### TASK DETAILS
Report all lines holding "that".

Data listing
[start]

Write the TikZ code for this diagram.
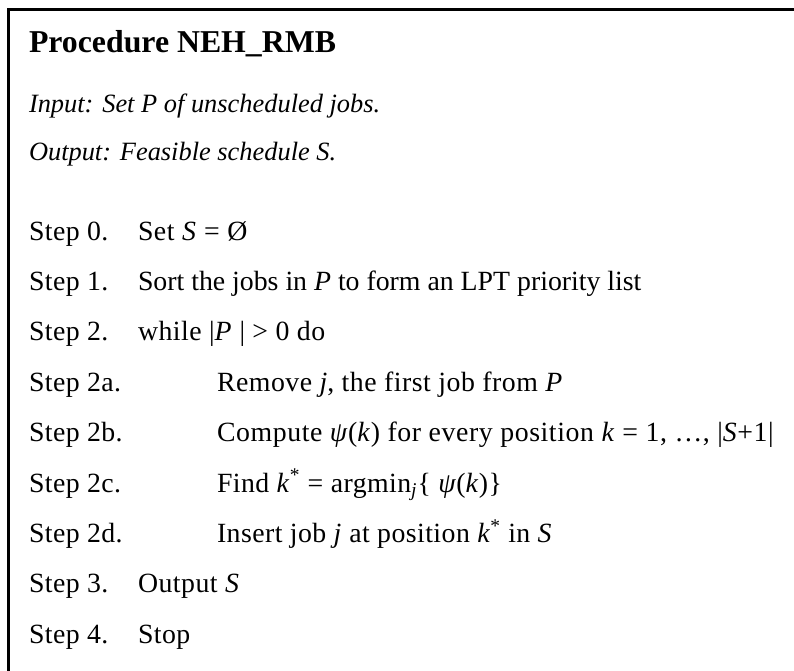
\documentclass[tikz,border=0pt]{standalone}
\usepackage{fontspec}
\setmainfont{Liberation Serif}
\tikzset{
  lbl/.style={anchor=base west, inner sep=0pt, outer sep=0pt},
  headtxt/.style={lbl, font=\fontsize{23.85}{28}\selectfont\bfseries},
  spectxt/.style={lbl, font=\fontsize{19.8}{24}\selectfont\itshape},
  steptxt/.style={lbl, font=\fontsize{20.85}{25}\selectfont\addfontfeature{LetterSpace=#1}},
  steptxt/.default=0,
  frame/.style={line width=1.7pt, line join=miter}
}
\begin{document}
\begin{tikzpicture}[x=0.75pt, y=-0.75pt]
\useasboundingbox (0,0) rectangle (794,671);
\draw[frame] (796,9.5) -- (8.5,9.5) -- (8.5,673);
\node[headtxt] (title) at (29,52) {Procedure NEH\_RMB};
\node[spectxt] (input) at (29,113) {Input: Set P of unscheduled jobs.};
\node[spectxt] (output) at (29,160) {Output: Feasible schedule S.};
% main steps
\node[steptxt=1.5] (s0) at (29,240) {Step 0.};
\node[steptxt=2] (t0) at (138,240) {Set \textit{S} = Ø};
\node[steptxt=1.5] (s1) at (29,290.4) {Step 1.};
\node[steptxt] (t1) at (138,290.4) {Sort the jobs in \textit{P} to form an LPT priority list};
\node[steptxt=1.5] (s2) at (29,340.8) {Step 2.};
\node[steptxt=1.7] (t2) at (138,340.8) {while |\textit{P} | > 0 do};
% inner steps
\node[steptxt=1.5] (s2a) at (29,391.2) {Step 2a.};
\node[steptxt=1.8] (t2a) at (217,391.2) {Remove \textit{j}, the first job from \textit{P}};
\node[steptxt=1.5] (s2b) at (29,441.6) {Step 2b.};
\node[steptxt=2.1] (t2b) at (217,441.6) {Compute \textit{ψ}(\textit{k}) for every position \textit{k} = 1, …, |\textit{S}+1|};
\node[steptxt=1.5] (s2c) at (29,492) {Step 2c.};
\node[steptxt=1.6] (t2c) at (217,492) {Find \textit{k}\textsuperscript{*} = argmin\textsubscript{\textit{j}}\{ \textit{ψ}(\textit{k})\}};
\node[steptxt=1.5] (s2d) at (29,542.4) {Step 2d.};
\node[steptxt=1.6] (t2d) at (217,542.4) {Insert job \textit{j} at position \textit{k}\textsuperscript{*} in \textit{S}};
\node[steptxt=1.5] (s3) at (29,592.8) {Step 3.};
\node[steptxt=1.8] (t3) at (138,592.8) {Output \textit{S}};
\node[steptxt=1.5] (s4) at (29,643.2) {Step 4.};
\node[steptxt=1.5] (t4) at (138,643.2) {Stop};
\end{tikzpicture}
\end{document}
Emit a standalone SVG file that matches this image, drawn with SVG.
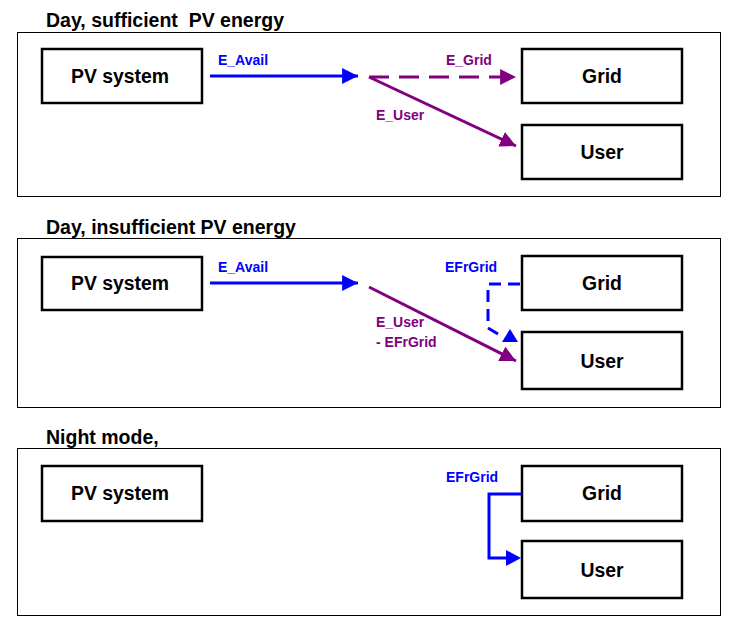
<svg xmlns="http://www.w3.org/2000/svg" width="737" height="625" viewBox="0 0 737 625">
<style>
.panel{fill:#fff;stroke:#000;stroke-width:1}
.box{fill:#fff;stroke:#000;stroke-width:2.5}
.title{font-family:"Liberation Sans",Arial,sans-serif;font-weight:bold;font-size:19.5px;fill:#000;white-space:pre}
.blabel{font-family:"Liberation Sans",Arial,sans-serif;font-weight:bold;font-size:19.4px;fill:#000;text-anchor:middle}
.lbl{font-family:"Liberation Sans",Arial,sans-serif;font-weight:bold;font-size:14px}
.blue{fill:#0000ff}
.purple{fill:#800080}
.lb{stroke:#0000ff;stroke-width:3;fill:none}
.lp{stroke:#800080;stroke-width:3;fill:none}
</style>
<defs>
<marker id="ab" viewBox="0 0 10 10" refX="10" refY="5" markerWidth="5.3" markerHeight="5.3" markerUnits="strokeWidth" orient="auto"><path d="M0,0L10,5L0,10z" fill="#0000ff"/></marker>
<marker id="ap" viewBox="0 0 10 10" refX="10" refY="5" markerWidth="5.3" markerHeight="5.3" markerUnits="strokeWidth" orient="auto"><path d="M0,0L10,5L0,10z" fill="#800080"/></marker>
</defs>
<rect width="737" height="625" fill="#fff"/>

<g id="panel1">
<rect class="panel" x="17.5" y="32.5" width="703" height="164"/>
<text class="title" x="46" y="27" xml:space="preserve">Day, sufficient  PV energy</text>
</g>
<g id="pv1"><rect class="box" x="42" y="49" width="160" height="54"/><text class="blabel" x="120" y="83">PV system</text></g>
<g id="grid1"><rect class="box" x="522" y="49" width="160" height="54"/><text class="blabel" x="602" y="83">Grid</text></g>
<g id="user1"><rect class="box" x="522" y="125" width="160" height="54"/><text class="blabel" x="602" y="159">User</text></g>

<g id="panel2">
<rect class="panel" x="17.5" y="238.5" width="703" height="169"/>
<text class="title" x="46" y="234">Day, insufficient PV energy</text>
</g>
<g id="pv2"><rect class="box" x="42" y="257" width="160" height="53"/><text class="blabel" x="120" y="290">PV system</text></g>
<g id="grid2"><rect class="box" x="522" y="256" width="160" height="54"/><text class="blabel" x="602" y="290">Grid</text></g>
<g id="user2"><rect class="box" x="522" y="332" width="160" height="57"/><text class="blabel" x="602" y="368">User</text></g>

<g id="panel3">
<rect class="panel" x="17.5" y="448.5" width="703" height="167"/>
<text class="title" x="46" y="444">Night mode,</text>
</g>
<g id="pv3"><rect class="box" x="42" y="466" width="160" height="55"/><text class="blabel" x="120" y="500">PV system</text></g>
<g id="grid3"><rect class="box" x="522" y="466" width="160" height="55"/><text class="blabel" x="602" y="500">Grid</text></g>
<g id="user3"><rect class="box" x="522" y="541" width="160" height="57"/><text class="blabel" x="602" y="577">User</text></g>

<g id="connectors">
<line class="lb" x1="210" y1="76" x2="358" y2="76" marker-end="url(#ab)"/>
<text class="lbl blue" x="218" y="65">E_Avail</text>
<line class="lp" x1="369" y1="77" x2="516" y2="77" stroke-dasharray="20,10" marker-end="url(#ap)"/>
<text class="lbl purple" x="446" y="65">E_Grid</text>
<line class="lp" x1="369" y1="77" x2="516" y2="146" marker-end="url(#ap)"/>
<text class="lbl purple" x="376" y="120">E_User</text>

<line class="lb" x1="210" y1="283" x2="358" y2="283" marker-end="url(#ab)"/>
<text class="lbl blue" x="218" y="272">E_Avail</text>
<line class="lp" x1="369" y1="287" x2="516" y2="361" marker-end="url(#ap)"/>
<text class="lbl purple" x="376" y="327">E_User</text>
<text class="lbl purple" x="376" y="347">- EFrGrid</text>
<path class="lb" d="M520,284H488V328L498,334" stroke-dasharray="12,7"/>
<polygon points="510,329 502,342 518,342" fill="#0000ff"/>
<text class="lbl blue" x="445" y="272">EFrGrid</text>

<path class="lb" d="M522,494H489V558H508"/>
<polygon points="506,550 521,558 506,566" fill="#0000ff"/>
<text class="lbl blue" x="446" y="482">EFrGrid</text>
</g>
</svg>
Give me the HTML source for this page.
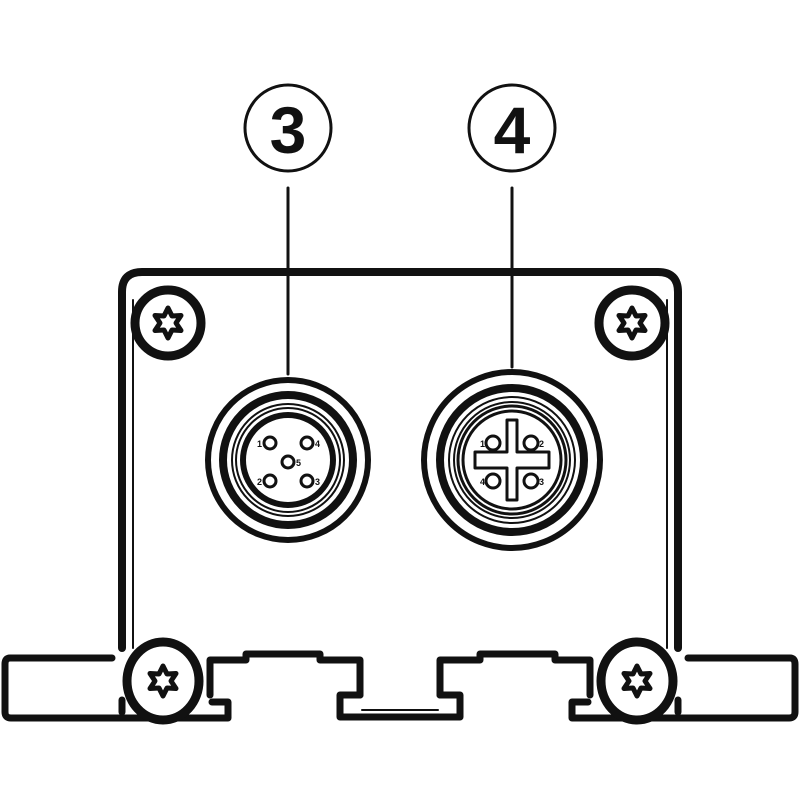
<!DOCTYPE html>
<html><head><style>body{margin:0;background:#fff}svg{display:block}</style></head><body>
<svg width="800" height="800" viewBox="0 0 800 800" xmlns="http://www.w3.org/2000/svg">
<defs>
<polygon id="torx" points="0,-15 4,-7 13,-7.5 8,0 13,7.5 4,7 0,15 -4,7 -13,7.5 -8,0 -13,-7.5 -4,-7" fill="#fff" stroke="#111" stroke-width="5" stroke-linejoin="round"/>
</defs>
<g fill="none" stroke="#111" stroke-linecap="round" stroke-linejoin="round">
<circle cx="288" cy="128" r="43" stroke-width="3"/>
<circle cx="512" cy="128" r="43" stroke-width="3"/>
<line x1="288" y1="188" x2="288" y2="374" stroke-width="3"/>
<line x1="512" y1="188" x2="512" y2="367" stroke-width="3"/>
<path d="M122,648 L122,292 Q122,272 142,272 L658,272 Q678,272 678,292 L678,648" stroke-width="8"/>
<path d="M133,648 L133,300" stroke-width="2"/>
<path d="M667,648 L667,300" stroke-width="2"/>
<circle cx="168" cy="323" r="33" stroke-width="9"/>
<circle cx="632" cy="323" r="33" stroke-width="9"/>
<path d="M112,658 L10,658 Q5,658 5,664 L5,712 Q5,718 11,718 L228,718 L228,702 L212,702" stroke-width="7"/>
<path d="M688,658 L790,658 Q795,658 795,664 L795,712 Q795,718 789,718 L572,718 L572,702 L588,702" stroke-width="7"/>
<path d="M122,700 L122,712" stroke-width="7"/>
<path d="M678,700 L678,712" stroke-width="7"/>
<path d="M210,695 L210,660 L246,660 L246,654 L320,654 L320,660 L360,660 L360,695" stroke-width="7"/>
<path d="M440,695 L440,660 L480,660 L480,654 L555,654 L555,660 L590,660 L590,695" stroke-width="7"/>
<path d="M360,695 L340,695 L340,717 L460,717 L460,695 L440,695" stroke-width="7"/>
<line x1="362" y1="710" x2="438" y2="710" stroke-width="2"/>
<ellipse cx="163" cy="681" rx="36" ry="39" stroke-width="9" fill="#fff"/>
<ellipse cx="637" cy="681" rx="36" ry="39" stroke-width="9" fill="#fff"/>
<circle cx="288" cy="460" r="80" stroke-width="6"/>
<circle cx="288" cy="460" r="65" stroke-width="8"/>
<circle cx="288" cy="460" r="56" stroke-width="2"/>
<circle cx="288" cy="460" r="52" stroke-width="2"/>
<circle cx="288" cy="460" r="45" stroke-width="6"/>
<circle cx="512" cy="460" r="88" stroke-width="6"/>
<circle cx="512" cy="460" r="72" stroke-width="8"/>
<circle cx="512" cy="460" r="63" stroke-width="2"/>
<circle cx="512" cy="460" r="58" stroke-width="2"/>
<circle cx="512" cy="460" r="54" stroke-width="3"/>
<circle cx="512" cy="460" r="49" stroke-width="3"/>
<path d="M507,420 L507,452 L475,452 L475,468 L507,468 L507,500 L517,500 L517,468 L549,468 L549,452 L517,452 L517,420 Z" stroke-width="3"/>
</g>
<g stroke="#111" stroke-width="3" fill="#fff">
<circle cx="270" cy="443" r="6"/><circle cx="307" cy="443" r="6"/>
<circle cx="270" cy="481" r="6"/><circle cx="307" cy="481" r="6"/>
<circle cx="288" cy="462" r="6"/>
<circle cx="493" cy="443" r="7"/><circle cx="531" cy="443" r="7"/>
<circle cx="493" cy="481" r="7"/><circle cx="531" cy="481" r="7"/>
</g>
<use href="#torx" x="168" y="323"/>
<use href="#torx" x="632" y="323"/>
<use href="#torx" x="163" y="681"/>
<use href="#torx" x="637" y="681"/>
<g font-family="Liberation Sans, sans-serif" font-weight="bold" fill="#111">
<text x="288" y="153" font-size="66" text-anchor="middle">3</text>
<text x="512" y="153" font-size="66" text-anchor="middle">4</text>
<g font-size="9">
<text x="257" y="447">1</text><text x="315" y="447">4</text>
<text x="257" y="485">2</text><text x="315" y="485">3</text>
<text x="296" y="466">5</text>
<text x="480" y="447">1</text><text x="539" y="447">2</text>
<text x="480" y="485">4</text><text x="539" y="485">3</text>
</g></g>
</svg>
</body></html>
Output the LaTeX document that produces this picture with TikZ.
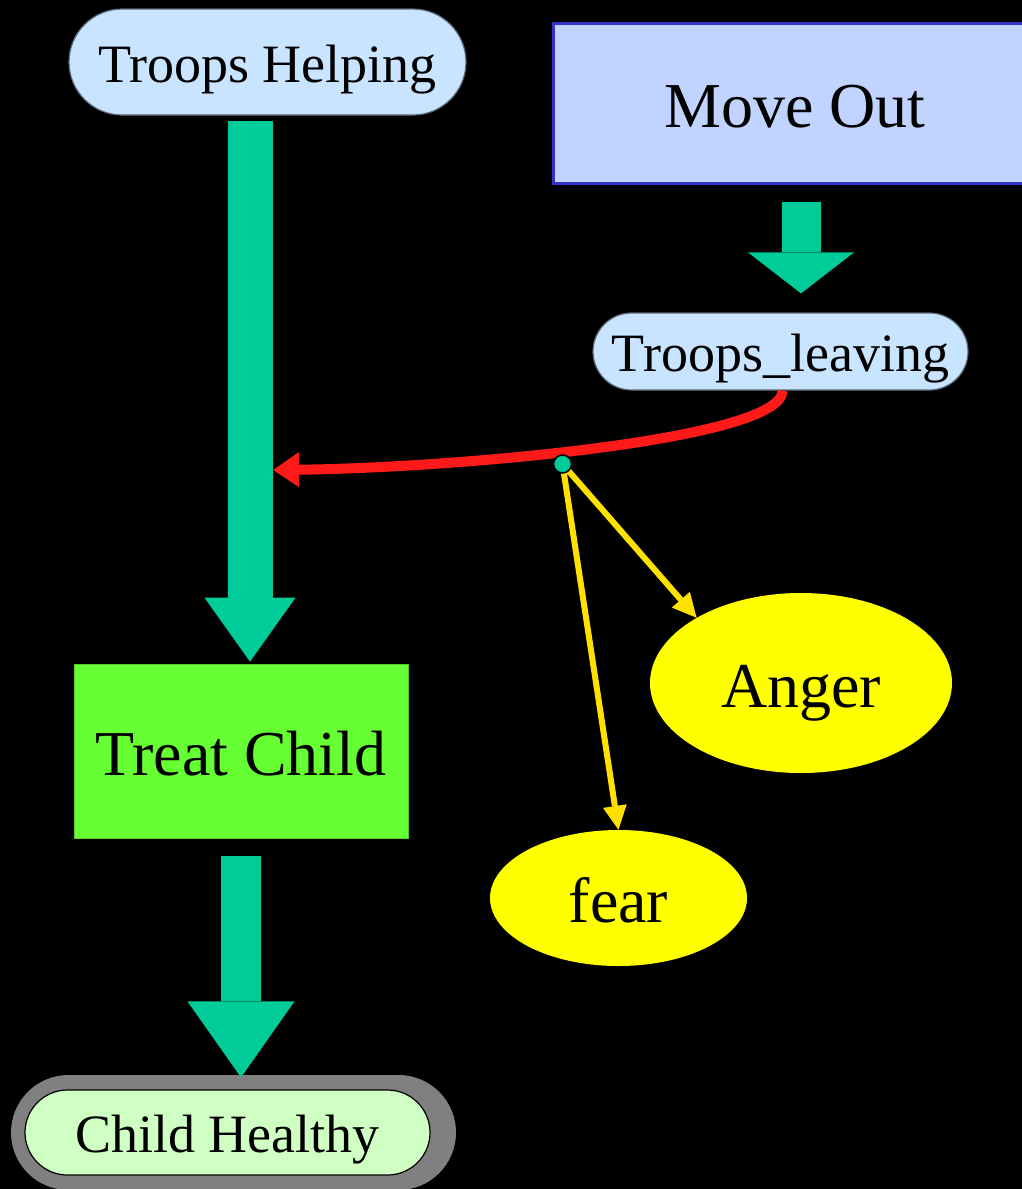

[end]

### EXERCISE ANSWER
Emit a standalone SVG file that matches this image, drawn with SVG.
Output the LaTeX document that produces this picture with TikZ.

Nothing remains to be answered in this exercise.